ANNAPOLIS — While Gov. Martin O'Malley is mulling whether to propose increasing the state’s gas tax amid mixed public opinion, a General Assembly leader is suggesting he increase the tax beyond what a state commission has suggested.
The commission has recommended increasing the 23.5-cents-a-gallon tax by 5 cents in each of the next three years.
“I don’t know if [the governor’s proposal] is going to be phased in, and I don’t know the amount,” he said last week. “But it needs to be more than 5 cents a gallon, I do know that.”
Mr. O'Malley introduced much of his legislative agenda Monday, including bills to introduce offshore wind energy and legalize same-sex marriage.
However, he has remained tight-lipped about one of the biggest issues facing this year’s General Assembly — whether to increase the gas tax, which supplies revenue for road and transit projects but has gone unchanged since 1992.
The governor and leaders of the Democrat-controlled assembly have hinted strongly that an increase is necessary this year to help alleviate congested roadways and pay for job-creating projects.
The commission in its recommendation last year also suggested including an index to allow for future increases in line with inflation.
Lawmakers in the 2011 assembly introduced a bill to increase the tax by 10 cents, but the legislation failed after heavy criticism from the public and the trucking industry.
Analysts have said each 5-cent increase would bring the state about $150 million a year to help replenish the Transportation Trust Fund, which has been heavily borrowed against by state lawmakers in recent years.
Mr.

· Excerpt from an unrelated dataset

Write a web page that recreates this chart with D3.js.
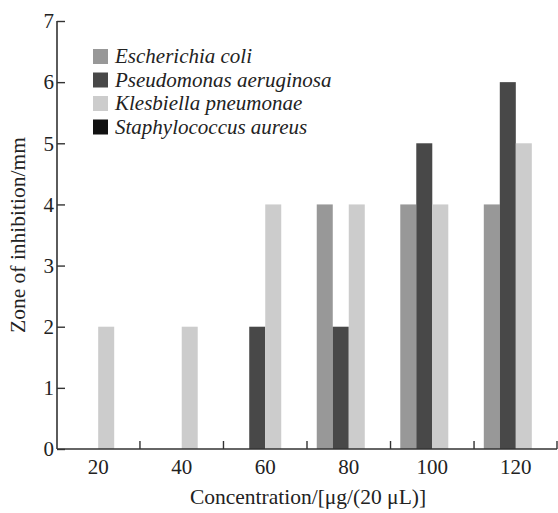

O'Malley, a Democrat, has declined to say publicly how much of an increase he could propose and whether he would phase it in over multiple years or have it applied immediately.
A spokeswoman for the governor said Monday he could announce a proposal in the next week or two.
Many business leaders say they support a one-time increase of 5 to 10 cents but also would consider supporting a larger, staggered increase.
“We know there’s going to be some hardship, but you have to balance that,” said Kathy Snyder, president and CEO of the Maryland Chamber of Commerce. “When you’re stuck on congested roads, you’re losing business time and losing family time.”
Supporters of a gas-tax increase say one of their most important jobs this year will be to assure the public that an increase is for the state’s greater benefit and that the funds will go to roads and transit rather than being siphoned for other causes.
Many residents have reacted poorly to the prospect of heaping a few more cents onto already high and unpredictable gas prices.
“I can empathize with the gas tax because we haven’t raised it since 1992,” he said. “It’s a user fee, and it’s desperately needed. It’s a responsible vote, and it has to happen.”